This guide outlines a workflow for performing Quality Control (QC) and filtering on 10x Genomics Multiome data, with a primary focus on the ATAC-seq modality. Following initial processing with Cell Ranger ARC and before downstream analysis, implementing these QC strategies is a critical step to identify and mitigate the impact of biological noise and technical artifacts. For a general introduction to Epi Multiome data analysis, see the Analysis Guide, Next Steps in Epi Multiome Downstream Data Analysis.

Using a publicly available 10x Genomics PBMC dataset, this tutorial explores various quality control metrics at the level of both individual barcodes and individual peaks. Unlike gene expression features (genes) which are fixed by a genomic reference, ATAC-seq features (peaks) are dynamically inferred from the data. Therefore, evaluating peak quality is essential for a robust analysis.

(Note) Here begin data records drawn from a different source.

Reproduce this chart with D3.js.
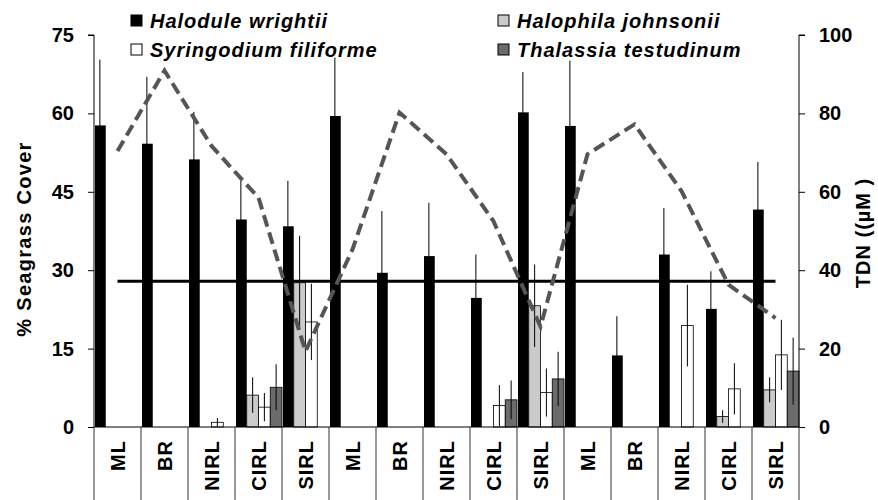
<!DOCTYPE html>
<html><head><meta charset="utf-8">
<script src="https://cdn.jsdelivr.net/npm/d3@7"></script>
<style>
html,body{margin:0;padding:0;background:#fff;}
svg text{font-family:"Liberation Sans",Arial,sans-serif;font-weight:bold;fill:#000;}
</style></head>
<body>
<svg id="c" width="878" height="500"></svg>
<script>
const categories = ["ML","BR","NIRL","CIRL","SIRL","ML","BR","NIRL","CIRL","SIRL","ML","BR","NIRL","CIRL","SIRL"];
const seriesNames = ["Halodule wrightii","Halophila johnsonii","Syringodium filiforme","Thalassia testudinum"];
const halodule      = [57.7,54.2,51.2,39.7,38.4, 59.5,29.5,32.7,24.7,60.2, 57.6,13.7,33.0,22.6,41.6];
const haloduleErr   = [12.6,12.8, 9.1, 7.4, 8.7, 11.2,11.8,10.2, 8.3, 7.7, 12.5, 7.5, 8.9, 7.2, 9.1];
const halophila     = [0,0,0,6.1,27.6, 0,0,0,0,23.2, 0,0,0,2.0,7.1];
const halophilaErr  = [0,0,0,3.4, 9.0, 0,0,0,0, 7.9, 0,0,0,1.2,2.4];
const syringodium   = [0,0,0.9,3.8,20.1, 0,0,0,4.1,6.6, 0,0,19.4,7.3,13.8];
const syringodiumErr= [0,0,0.8,2.7, 7.3, 0,0,0,3.9,4.6, 0,0, 7.8,4.9, 6.7];
const thalassia     = [0,0,0,7.6,0, 0,0,0,5.2,9.2, 0,0,0,0,10.7];
const thalassiaErr  = [0,0,0,4.4,0, 0,0,0,3.7,5.2, 0,0,0,0, 6.4];
const tdn = [70.4,90.9,71.7,58.5,19.3, 45.3,80.2,69.6,52.5,25.6, 69.6,77.2,60.2,36.3,27.8];
const tdnThreshold = 37.2;
const leftTicks = [0,15,30,45,60,75];
const rightTicks = [0,20,40,60,80,100];

const seriesValues = [halodule, halophila, syringodium, thalassia];
const seriesErrors = [haloduleErr, halophilaErr, syringodiumErr, thalassiaErr];
const seriesColors = ["#000000","#cbcbcb","#ffffff","#6b6b6b"];

const svg = d3.select("#c");
const L = 94, R = 799, T = 35, B = 427;
const idx = d3.range(categories.length);
const x = d3.scaleBand().domain(idx).range([L, R]).padding(0);
const xs = d3.scaleBand().domain(d3.range(4)).range([0, x.bandwidth()]).padding(0);
const yL = d3.scaleLinear().domain([0,75]).range([B,T]);
const yR = d3.scaleLinear().domain([0,100]).range([B,T]);

// bars
seriesValues.forEach((vals, s) => {
  svg.append("g").selectAll("rect").data(idx.filter(i => vals[i] > 0)).join("rect")
    .attr("x", i => x(i) + xs(s) + (s===0?1:0))
    .attr("width", xs.bandwidth() - (s===0?1:0))
    .attr("y", i => yL(vals[i]))
    .attr("height", i => B - yL(vals[i]))
    .attr("fill", seriesColors[s])
    .attr("stroke", s===0 ? "none" : "#000")
    .attr("stroke-width", s===0 ? 0 : 0.8);
});
// error bars
seriesValues.forEach((vals, s) => {
  const err = seriesErrors[s];
  svg.append("g").selectAll("line").data(idx.filter(i => vals[i] > 0)).join("line")
    .attr("x1", i => x(i) + xs(s) + xs.bandwidth()/2)
    .attr("x2", i => x(i) + xs(s) + xs.bandwidth()/2)
    .attr("y1", i => yL(vals[i] + err[i]))
    .attr("y2", i => yL(Math.max(0, vals[i] - err[i])))
    .attr("stroke", "#000").attr("stroke-width", 1);
});

// threshold line
svg.append("line")
  .attr("x1", x(0) + x.bandwidth()/2).attr("x2", x(idx.length-1) + x.bandwidth()/2)
  .attr("y1", yR(tdnThreshold)).attr("y2", yR(tdnThreshold))
  .attr("stroke", "#000").attr("stroke-width", 3);

// TDN dashed line
svg.append("path").datum(idx)
  .attr("d", d3.line().x(i => x(i) + x.bandwidth()/2).y(i => yR(tdn[i])))
  .attr("fill", "none").attr("stroke", "#555").attr("stroke-width", 4)
  .attr("stroke-dasharray", "12,6");

// left axis
const gl = svg.append("g").attr("transform", `translate(${L},0)`)
  .call(d3.axisLeft(yL).tickValues(leftTicks).tickSize(6).tickPadding(14));
gl.select(".domain").attr("stroke","#000").attr("stroke-width",1).attr("d", `M-6,${T}H0V${B}`);
gl.selectAll(".tick line").attr("stroke","#000");
gl.selectAll(".tick text").style("font-size","20px").style("font-family","Liberation Sans, Arial, sans-serif").style("font-weight","bold");

// right axis
const gr = svg.append("g").attr("transform", `translate(${R},0)`)
  .call(d3.axisRight(yR).tickValues(rightTicks).tickSize(6).tickPadding(14));
gr.select(".domain").attr("stroke","#000").attr("stroke-width",1).attr("d", `M6,${T}H0V${B}`);
gr.selectAll(".tick line").attr("stroke","#000");
gr.selectAll(".tick text").style("font-size","20px").style("font-family","Liberation Sans, Arial, sans-serif").style("font-weight","bold");

// bottom baseline & category boxes
svg.append("line").attr("x1", L).attr("x2", R).attr("y1", B).attr("y2", B).attr("stroke","#000");
svg.append("g").selectAll("line").data(d3.range(categories.length+1)).join("line")
  .attr("x1", i => L + i*x.bandwidth()).attr("x2", i => L + i*x.bandwidth())
  .attr("y1", B).attr("y2", 500).attr("stroke","#333").attr("stroke-width",1);
svg.append("g").selectAll("text").data(idx).join("text")
  .attr("transform", i => `translate(${x(i)+x.bandwidth()/2+7},440) rotate(-90)`)
  .attr("text-anchor","end")
  .style("font-size","20px").style("letter-spacing","1px")
  .text(i => categories[i]);

// axis titles
svg.append("text").attr("transform","translate(31,239) rotate(-90)")
  .attr("text-anchor","middle").style("font-size","20px").style("letter-spacing","1.3px")
  .text("% Seagrass Cover");
svg.append("text").attr("transform","translate(870,233) rotate(-90)")
  .attr("text-anchor","middle").style("font-size","20px").style("letter-spacing","1px")
  .text("TDN ((µM )");

// legend
const legendPos = [[131,28],[498,28],[131,57],[498,57]];
seriesNames.forEach((name, s) => {
  const [lx, ly] = legendPos[s];
  svg.append("rect").attr("x", lx).attr("y", ly-13).attr("width", 11).attr("height", 11)
    .attr("fill", seriesColors[s]).attr("stroke","#000").attr("stroke-width", 1);
  svg.append("text").attr("x", lx+19).attr("y", ly)
    .style("font-size","20px").style("font-style","italic").style("letter-spacing","1px")
    .text(name);
});
</script>
</body></html>
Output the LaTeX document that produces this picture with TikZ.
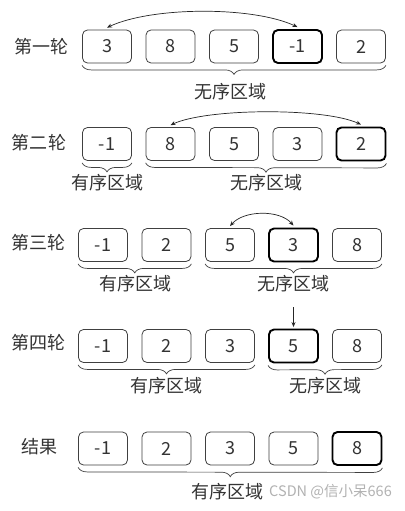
\documentclass[tikz,border=0pt]{standalone}
\usepackage{fontspec}
\setmainfont{Noto Sans CJK SC}
\usetikzlibrary{arrows.meta,decorations.pathreplacing}
\begin{document}
\begin{tikzpicture}[x=1pt,y=-1pt,
  every node/.style={font=\fontsize{18}{21}\selectfont, text=black!80},
  cell/.style={draw=black!75, line width=0.8pt, rounded corners=5pt, minimum width=49pt, minimum height=33pt, inner sep=0pt},
  hot/.style={cell, draw=black, line width=1.9pt},
  brc/.style={draw=black!75, line width=0.7pt, decorate, decoration={brace, mirror, amplitude=9pt}},
  arr/.style={draw=black!85, line width=0.7pt, {Stealth[length=5pt,width=4pt]}-{Stealth[length=5pt,width=4pt]}},
  arrone/.style={draw=black!85, line width=0.7pt, -{Stealth[length=5pt,width=4pt]}},
  lbl/.style={inner sep=0pt}
]
\useasboundingbox (0,0) rectangle (404,511);
\fill[white] (0,0) rectangle (404,511);

% row labels
\node[lbl] (l1) at (41,47) {第一轮};
\node[lbl] (l2) at (39,143) {第二轮};
\node[lbl] (l3) at (38,243) {第三轮};
\node[lbl] (l4) at (38,343) {第四轮};
\node[lbl] (l5) at (39,447) {结果};

% row 1
\node[cell] (a1) at (107,46.5) {3};
\node[cell] (a2) at (170.5,46.5) {8};
\node[cell] (a3) at (234,46.5) {5};
\node[hot]  (a4) at (297.5,46.5) {-1};
\node[cell] (a5) at (361,46.5) {2};
\draw[arr] ([yshift=2pt]a1.north) .. controls +(45,-21) and +(-45,-21) .. ([yshift=2pt]a4.north);
\draw[brc] ([yshift=-2pt]a1.south west) -- ([yshift=-2pt]a5.south east);
\node[lbl] (ta) at (230,92) {无序区域};

% row 2
\node[cell] (b1) at (107,144) {-1};
\node[cell] (b2) at (170.5,144) {8};
\node[cell] (b3) at (234,144) {5};
\node[cell] (b4) at (297.5,144) {3};
\node[hot]  (b5) at (361,144) {2};
\draw[arr] ([yshift=2pt]b2.north) .. controls +(37,-17) and +(-37,-17) .. ([yshift=2pt]b5.north);
\draw[brc] ([yshift=-2pt]b1.south west) -- ([yshift=-2pt]b1.south east);
\draw[brc] ([yshift=-2pt]b2.south west) -- ([yshift=-2pt]b5.south east);
\node[lbl] (tb1) at (107,183) {有序区域};
\node[lbl] (tb2) at (266,183) {无序区域};

% row 3
\node[cell] (c1) at (103,245) {-1};
\node[cell] (c2) at (166.5,245) {2};
\node[cell] (c3) at (230,245) {5};
\node[hot]  (c4) at (293.5,245) {3};
\node[cell] (c5) at (357,245) {8};
\draw[arr] ([yshift=2pt]c3.north) .. controls +(14,-16) and +(-14,-16) .. ([yshift=2pt]c4.north);
\draw[brc] ([yshift=-2pt]c1.south west) -- ([yshift=-2pt]c2.south east);
\draw[brc] ([yshift=-2pt]c3.south west) -- ([yshift=-2pt]c5.south east);
\node[lbl] (tc1) at (135,284) {有序区域};
\node[lbl] (tc2) at (293.5,284) {无序区域};

% row 4
\node[cell] (d1) at (103,346) {-1};
\node[cell] (d2) at (166.5,346) {2};
\node[cell] (d3) at (230,346) {3};
\node[hot]  (d4) at (293.5,346) {5};
\node[cell] (d5) at (357,346) {8};
\coordinate (dtop) at (293.5,307);
\draw[arrone] (dtop) -- ([yshift=1.5pt]d4.north);
\draw[brc] ([yshift=-2pt]d1.south west) -- ([yshift=-2pt]d3.south east);
\draw[brc] ([yshift=-2pt]d4.south west) -- ([yshift=-2pt]d5.south east);
\node[lbl] (td1) at (166.5,386) {有序区域};
\node[lbl] (td2) at (325,386) {无序区域};

% row 5
\node[cell] (e1) at (103,448.5) {-1};
\node[cell] (e2) at (166.5,448.5) {2};
\node[cell] (e3) at (230,448.5) {3};
\node[cell] (e4) at (293.5,448.5) {5};
\node[hot]  (e5) at (357,448.5) {8};
\draw[brc] ([yshift=-2pt]e1.south west) -- ([yshift=-2pt]e5.south east);
\node[lbl] (te) at (227,492) {有序区域};
\node[lbl, anchor=east, text=black!30, font=\fontsize{14.5}{17}\selectfont] (wm) at (392,492) {CSDN @信小呆666};
\end{tikzpicture}
\end{document}
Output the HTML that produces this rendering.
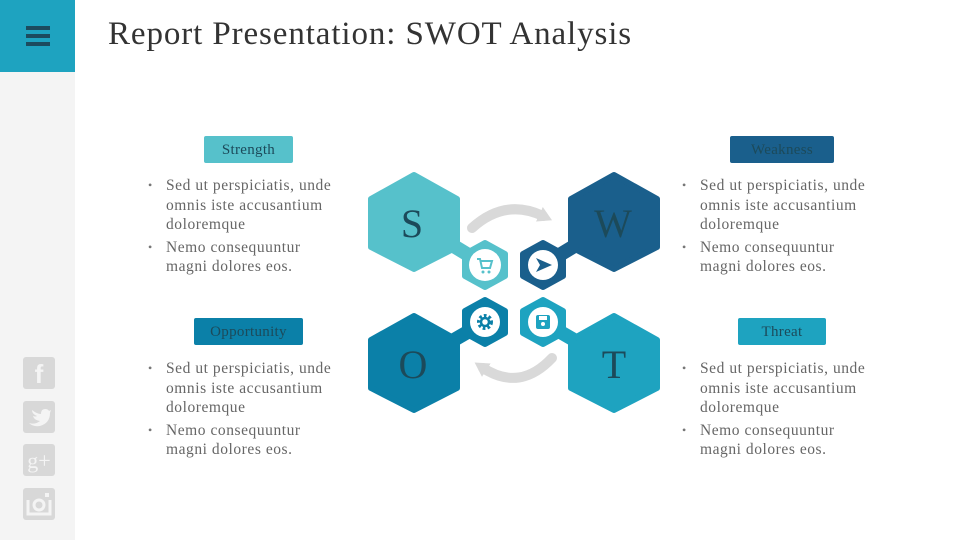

The strategies outlined here serve as a framework for data exploration rather than a prescriptive set of rules. Users are encouraged to adapt these workflows to ensure the data is interpreted correctly within the specific context of their biological questions.

Two complementary tutorials are included. The first (in R) walks through the full QC and data filtering steps. Quite often, setting filtering thresholds can be an iterative process. To make it easier, a second tutorial (in Python) demonstrates how to use interactive plots to quickly identify the most suitable thresholds.

To begin, open the Google Colab notebook:

The key steps described in this tutorial include:

• Installation of R packages: Setting up the R environment and installing the necessary libraries.
• Load required input files: Importing the essential Cell Ranger ARC outputs, including the fragments file, the filtered feature-barcode matrix, per-barcode metadata, and cell-type annotations.
• Create Seurat object: Create a Seurat object with both gene expression and ATAC data.
• Explore metrics for ATAC-Seq quality control: Calculate and visualize key quality control metrics. Perform quality control at the level of both individual barcodes and peaks.
• Normalization and Dimensionality reduction with Seurat and Signac: Separately normalize both the gene expression and ATAC data. Compare UMAP projections of the individual libraries with a weighted nearest neighbor (WNN) analysis that combines modalities. Visualize major cell types on the resulting projections.

This companion tutorial provides an interactive joint visualization to demonstrate how the metrics in the first colab are interrelated and assist you in defining the appropriate thresholds. Once you are satisfied, you can use these threshold values to customize the code in the first tutorial.

To test out this tutorial, open the Google Colab notebook:

The key steps described in this tutorial include:

• Import required libraries and load data: We have provided data files generated (e.g., UMAP projections and metadata) in the main tutorial to be used as input in this notebook.
• Quality control for Epi Multiome ATAC + Gene Expression data: We provide a linked visualization of major QC metrics along with sliders that can be used to adjust thresholds on the different metrics that are used as filters.
• Cell typing for Epi Multiome ATAC + Gene Expression data: Map cell annotations from Cell Ranger ARC onto the QC plots. Toggle the cell types in the legend to see where each cell type falls on each plot.